(Rows from a dataset of charts and code)
════════════════

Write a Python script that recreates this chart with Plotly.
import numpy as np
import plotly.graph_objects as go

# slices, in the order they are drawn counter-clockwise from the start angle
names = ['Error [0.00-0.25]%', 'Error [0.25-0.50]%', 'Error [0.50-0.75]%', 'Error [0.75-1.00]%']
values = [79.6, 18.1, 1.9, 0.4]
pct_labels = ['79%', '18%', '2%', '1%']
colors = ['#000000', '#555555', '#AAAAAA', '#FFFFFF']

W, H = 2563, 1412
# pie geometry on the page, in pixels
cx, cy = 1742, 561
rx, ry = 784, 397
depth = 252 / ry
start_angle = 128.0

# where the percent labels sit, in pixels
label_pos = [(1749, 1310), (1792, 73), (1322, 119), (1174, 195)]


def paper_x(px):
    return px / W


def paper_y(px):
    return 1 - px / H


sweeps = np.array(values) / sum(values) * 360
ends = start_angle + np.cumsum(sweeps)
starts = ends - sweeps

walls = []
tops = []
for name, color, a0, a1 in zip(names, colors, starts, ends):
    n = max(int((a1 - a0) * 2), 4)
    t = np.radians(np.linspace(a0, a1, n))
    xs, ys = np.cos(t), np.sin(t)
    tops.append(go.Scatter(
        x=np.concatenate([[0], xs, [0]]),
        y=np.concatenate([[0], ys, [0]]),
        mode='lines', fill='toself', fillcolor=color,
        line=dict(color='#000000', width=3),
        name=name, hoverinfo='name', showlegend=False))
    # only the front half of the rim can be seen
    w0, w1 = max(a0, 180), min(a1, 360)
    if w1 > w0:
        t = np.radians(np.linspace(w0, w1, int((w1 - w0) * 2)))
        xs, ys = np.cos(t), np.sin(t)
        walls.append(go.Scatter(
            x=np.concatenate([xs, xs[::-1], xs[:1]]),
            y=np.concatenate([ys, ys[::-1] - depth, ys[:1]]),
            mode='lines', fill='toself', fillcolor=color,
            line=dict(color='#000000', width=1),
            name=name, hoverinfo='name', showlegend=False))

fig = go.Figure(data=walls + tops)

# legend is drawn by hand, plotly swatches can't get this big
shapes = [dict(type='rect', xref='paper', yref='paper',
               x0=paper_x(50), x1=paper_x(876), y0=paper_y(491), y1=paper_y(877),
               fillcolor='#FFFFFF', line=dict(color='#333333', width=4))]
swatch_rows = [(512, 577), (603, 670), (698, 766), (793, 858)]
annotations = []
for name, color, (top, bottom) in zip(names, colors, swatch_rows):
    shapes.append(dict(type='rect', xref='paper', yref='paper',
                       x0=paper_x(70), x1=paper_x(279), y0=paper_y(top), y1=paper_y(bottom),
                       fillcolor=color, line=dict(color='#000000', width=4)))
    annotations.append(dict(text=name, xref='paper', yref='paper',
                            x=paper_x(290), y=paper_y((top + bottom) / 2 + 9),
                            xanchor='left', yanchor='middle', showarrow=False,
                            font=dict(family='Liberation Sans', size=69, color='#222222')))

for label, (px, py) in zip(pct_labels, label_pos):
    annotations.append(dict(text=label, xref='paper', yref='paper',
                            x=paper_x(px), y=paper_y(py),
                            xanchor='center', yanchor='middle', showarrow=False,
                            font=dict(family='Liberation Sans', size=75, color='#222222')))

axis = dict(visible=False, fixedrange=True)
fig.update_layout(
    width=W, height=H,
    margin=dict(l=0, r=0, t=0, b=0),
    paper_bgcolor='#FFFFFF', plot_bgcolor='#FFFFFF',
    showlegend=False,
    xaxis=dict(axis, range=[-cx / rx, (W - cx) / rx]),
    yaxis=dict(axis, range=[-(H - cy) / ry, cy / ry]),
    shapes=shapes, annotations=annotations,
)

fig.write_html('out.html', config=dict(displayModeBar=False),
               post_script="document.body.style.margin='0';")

════════════════

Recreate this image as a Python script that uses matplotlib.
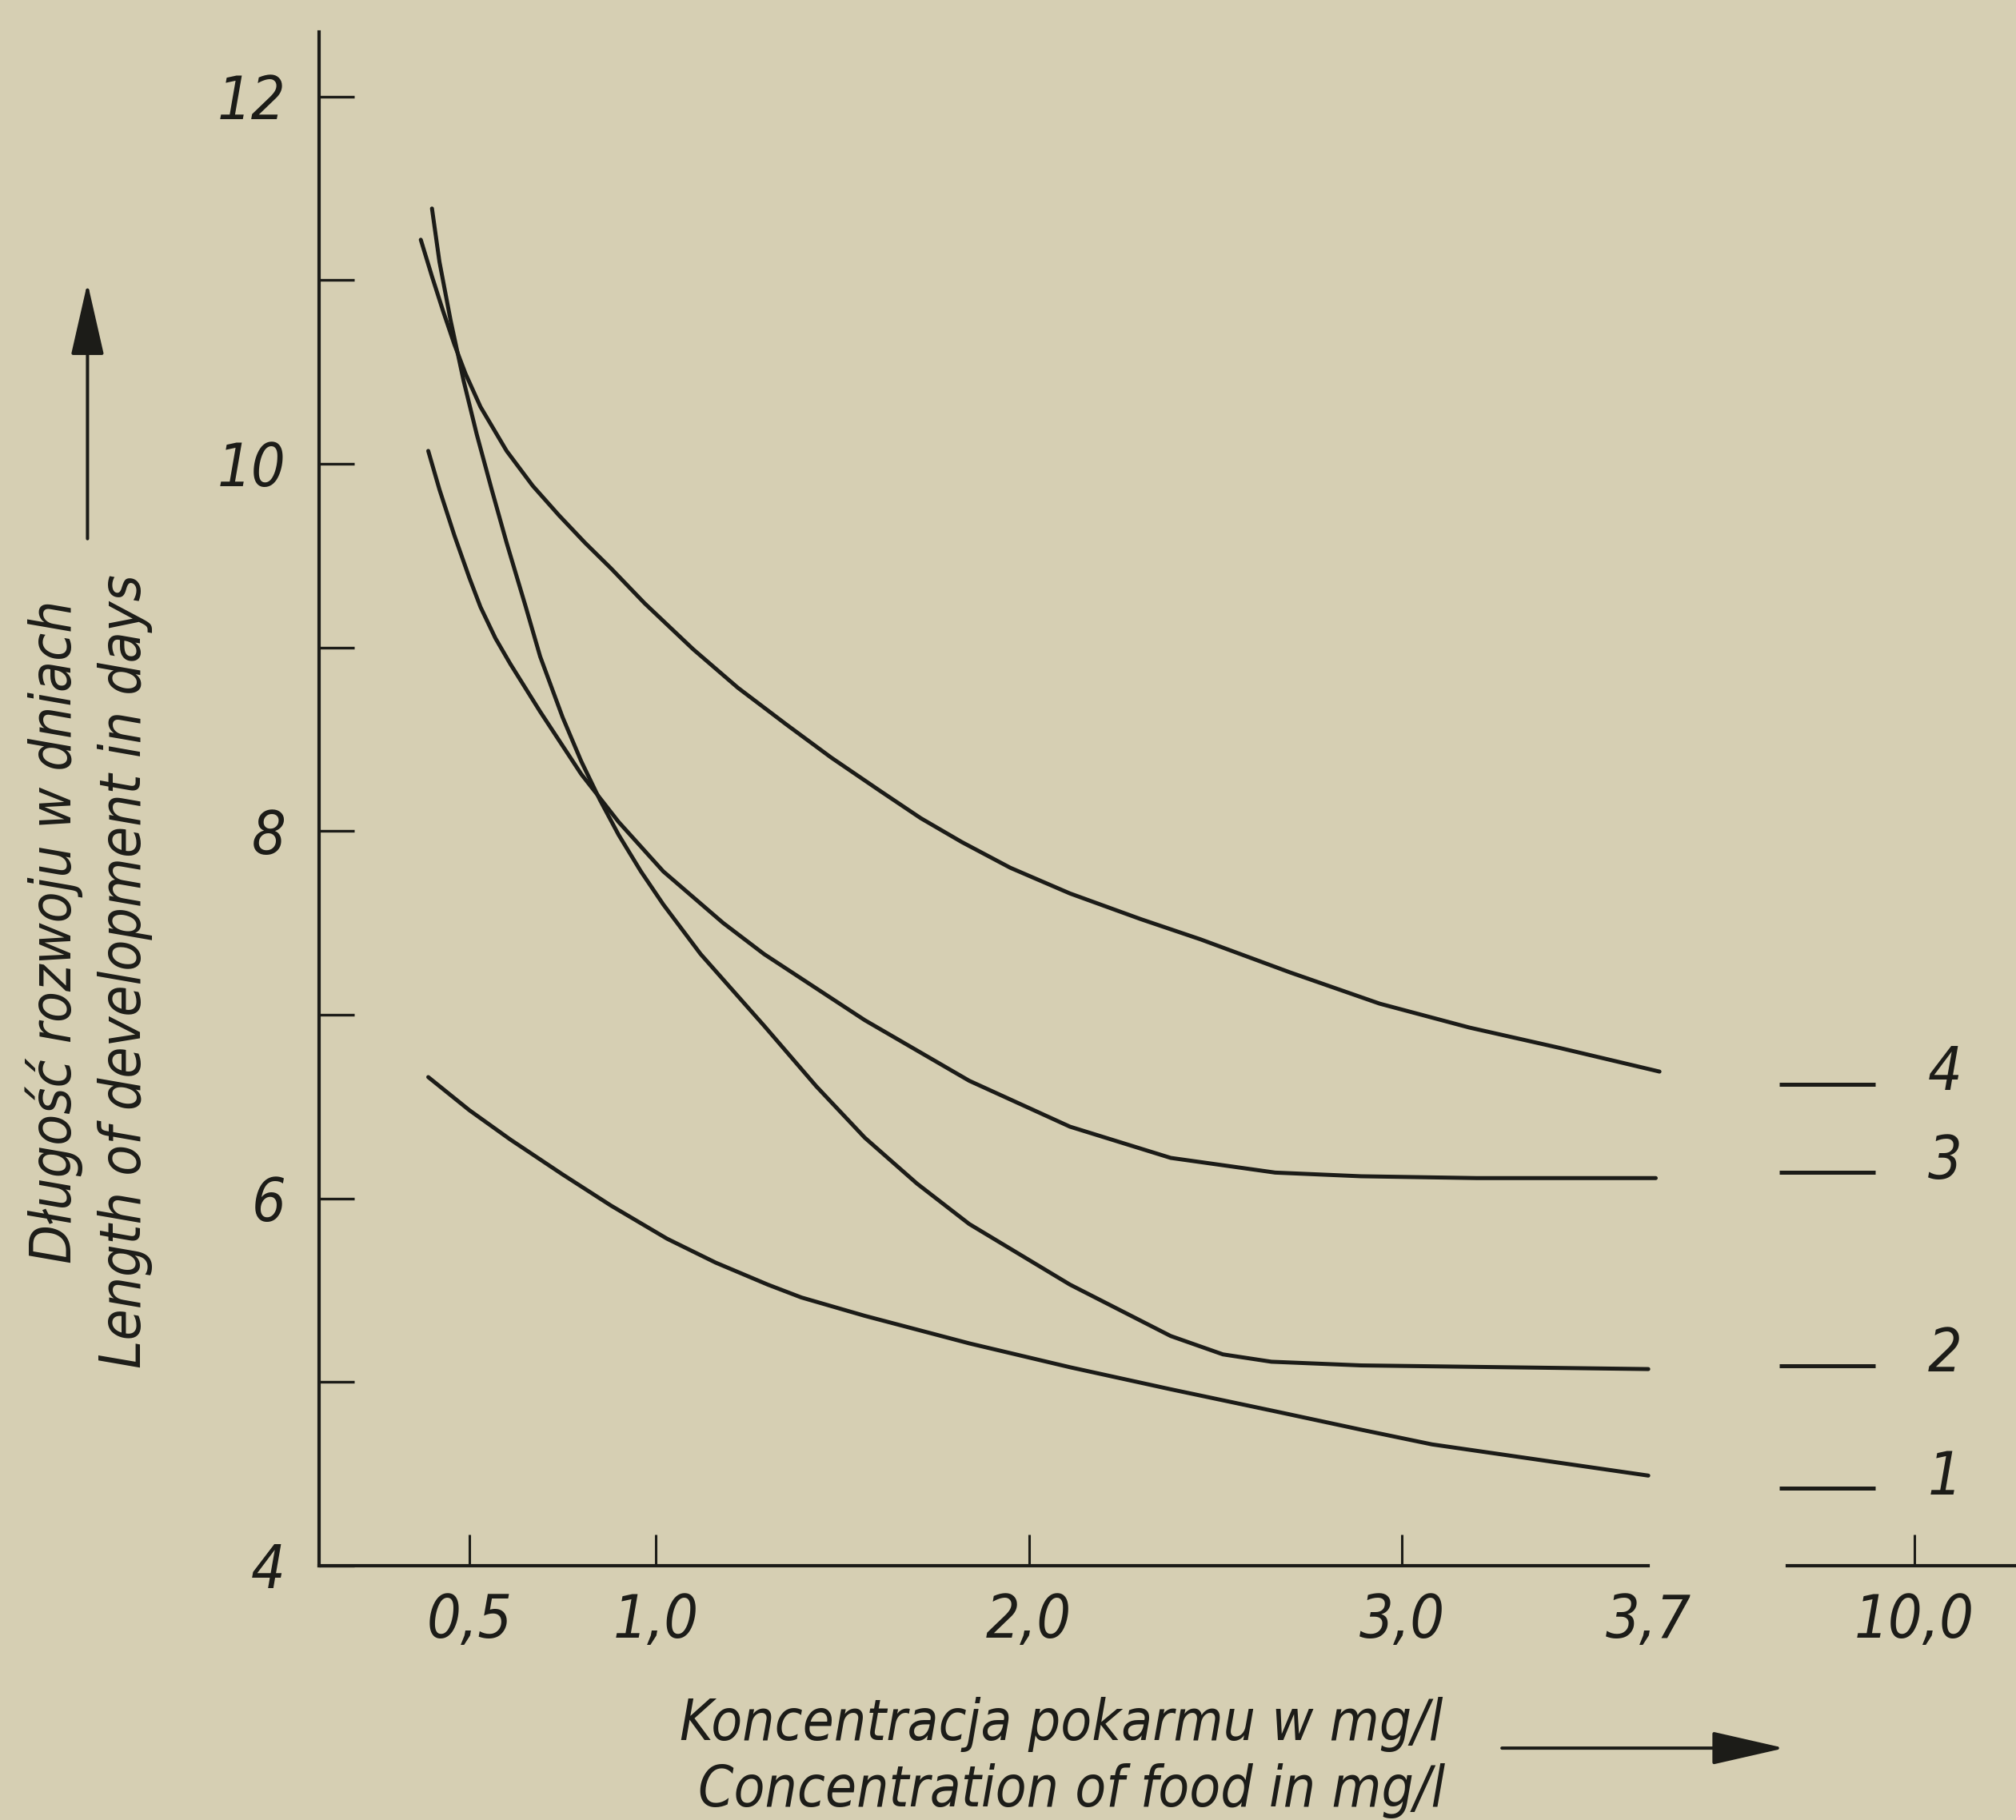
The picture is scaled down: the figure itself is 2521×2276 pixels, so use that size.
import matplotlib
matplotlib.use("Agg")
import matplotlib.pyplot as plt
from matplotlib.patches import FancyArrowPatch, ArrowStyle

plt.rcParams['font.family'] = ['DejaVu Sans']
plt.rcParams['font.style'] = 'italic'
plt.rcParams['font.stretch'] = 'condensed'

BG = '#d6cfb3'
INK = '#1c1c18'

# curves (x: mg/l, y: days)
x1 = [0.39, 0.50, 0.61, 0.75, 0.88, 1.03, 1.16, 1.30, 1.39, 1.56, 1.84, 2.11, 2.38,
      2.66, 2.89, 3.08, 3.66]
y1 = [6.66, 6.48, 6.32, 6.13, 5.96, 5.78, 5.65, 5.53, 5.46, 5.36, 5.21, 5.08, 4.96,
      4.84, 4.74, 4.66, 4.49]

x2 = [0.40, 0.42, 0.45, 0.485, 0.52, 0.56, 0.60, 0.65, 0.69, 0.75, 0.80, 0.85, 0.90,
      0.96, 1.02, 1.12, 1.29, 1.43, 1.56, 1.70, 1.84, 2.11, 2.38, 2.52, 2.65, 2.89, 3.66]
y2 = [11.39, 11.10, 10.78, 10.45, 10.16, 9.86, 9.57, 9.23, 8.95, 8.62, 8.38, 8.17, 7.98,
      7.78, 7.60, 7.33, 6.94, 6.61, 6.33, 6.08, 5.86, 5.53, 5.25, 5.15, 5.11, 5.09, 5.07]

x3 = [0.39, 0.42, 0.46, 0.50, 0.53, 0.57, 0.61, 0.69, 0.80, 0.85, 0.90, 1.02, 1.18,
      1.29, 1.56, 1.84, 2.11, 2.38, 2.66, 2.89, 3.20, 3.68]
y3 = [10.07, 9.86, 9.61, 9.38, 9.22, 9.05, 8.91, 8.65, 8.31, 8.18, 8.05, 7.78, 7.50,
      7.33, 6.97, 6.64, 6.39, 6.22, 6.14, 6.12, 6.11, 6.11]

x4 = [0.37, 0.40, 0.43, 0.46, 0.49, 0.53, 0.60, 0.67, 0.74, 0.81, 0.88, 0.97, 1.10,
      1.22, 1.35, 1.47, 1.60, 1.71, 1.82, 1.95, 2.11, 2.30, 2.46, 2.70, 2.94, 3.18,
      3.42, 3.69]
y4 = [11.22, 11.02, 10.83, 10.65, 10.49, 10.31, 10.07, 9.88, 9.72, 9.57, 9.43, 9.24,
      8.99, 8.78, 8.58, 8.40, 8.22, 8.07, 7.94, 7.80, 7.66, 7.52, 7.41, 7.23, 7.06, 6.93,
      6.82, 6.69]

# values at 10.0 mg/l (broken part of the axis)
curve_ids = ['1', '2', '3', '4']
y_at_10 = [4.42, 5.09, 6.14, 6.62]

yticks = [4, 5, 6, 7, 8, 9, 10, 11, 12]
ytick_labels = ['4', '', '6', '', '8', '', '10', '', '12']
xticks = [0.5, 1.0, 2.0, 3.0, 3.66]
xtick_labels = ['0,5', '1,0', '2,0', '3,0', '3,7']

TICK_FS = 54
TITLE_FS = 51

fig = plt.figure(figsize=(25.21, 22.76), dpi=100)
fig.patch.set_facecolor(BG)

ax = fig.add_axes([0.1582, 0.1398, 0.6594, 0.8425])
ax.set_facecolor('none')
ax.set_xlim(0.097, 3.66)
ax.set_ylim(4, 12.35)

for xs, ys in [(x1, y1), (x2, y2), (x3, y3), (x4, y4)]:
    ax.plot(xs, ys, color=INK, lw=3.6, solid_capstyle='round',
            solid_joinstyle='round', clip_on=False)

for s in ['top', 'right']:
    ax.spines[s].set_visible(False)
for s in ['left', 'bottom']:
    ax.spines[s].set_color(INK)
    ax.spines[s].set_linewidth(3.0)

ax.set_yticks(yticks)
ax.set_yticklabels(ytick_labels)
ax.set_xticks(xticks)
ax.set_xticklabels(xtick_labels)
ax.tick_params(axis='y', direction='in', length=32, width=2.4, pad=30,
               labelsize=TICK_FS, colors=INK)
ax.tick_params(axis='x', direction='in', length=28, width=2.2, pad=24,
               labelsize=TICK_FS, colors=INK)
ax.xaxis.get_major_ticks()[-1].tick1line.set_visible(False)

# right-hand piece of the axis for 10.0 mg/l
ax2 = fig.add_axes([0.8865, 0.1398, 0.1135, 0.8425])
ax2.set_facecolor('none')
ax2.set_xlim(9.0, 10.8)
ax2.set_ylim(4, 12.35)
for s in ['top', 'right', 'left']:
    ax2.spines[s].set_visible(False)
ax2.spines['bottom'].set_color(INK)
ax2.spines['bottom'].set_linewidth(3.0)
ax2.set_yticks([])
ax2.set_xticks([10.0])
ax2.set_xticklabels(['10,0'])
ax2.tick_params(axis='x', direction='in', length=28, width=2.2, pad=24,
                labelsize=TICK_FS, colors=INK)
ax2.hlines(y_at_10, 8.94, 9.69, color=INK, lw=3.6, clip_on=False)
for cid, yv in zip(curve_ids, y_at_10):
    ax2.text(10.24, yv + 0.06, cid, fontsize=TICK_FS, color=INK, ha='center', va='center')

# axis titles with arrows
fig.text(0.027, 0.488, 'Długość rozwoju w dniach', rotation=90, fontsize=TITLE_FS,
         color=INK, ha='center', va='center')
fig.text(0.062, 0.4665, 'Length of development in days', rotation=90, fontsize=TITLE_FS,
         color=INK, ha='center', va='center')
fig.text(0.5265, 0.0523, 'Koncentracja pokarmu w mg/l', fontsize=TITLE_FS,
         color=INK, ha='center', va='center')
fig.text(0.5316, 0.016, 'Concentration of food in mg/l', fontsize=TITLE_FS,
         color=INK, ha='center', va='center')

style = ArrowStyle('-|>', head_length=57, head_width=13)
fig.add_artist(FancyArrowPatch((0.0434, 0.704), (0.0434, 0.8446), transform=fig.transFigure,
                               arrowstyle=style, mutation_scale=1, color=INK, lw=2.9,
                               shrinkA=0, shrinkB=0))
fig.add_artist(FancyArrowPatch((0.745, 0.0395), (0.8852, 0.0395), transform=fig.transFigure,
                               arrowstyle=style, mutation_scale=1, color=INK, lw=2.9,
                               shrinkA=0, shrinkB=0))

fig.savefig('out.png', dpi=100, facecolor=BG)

════════════════

**Written task:**
Would you restate, exactly and with no pictures, the lines of the entries above from the one containing "Recreate this image" through the one containing "from matplotlib.patches import"?

**Solution for this exercise:**
Recreate this image as a Python script that uses matplotlib.
The picture is scaled down: the figure itself is 2521×2276 pixels, so use that size.
import matplotlib
matplotlib.use("Agg")
import matplotlib.pyplot as plt
from matplotlib.patches import FancyArrowPatch, ArrowStyle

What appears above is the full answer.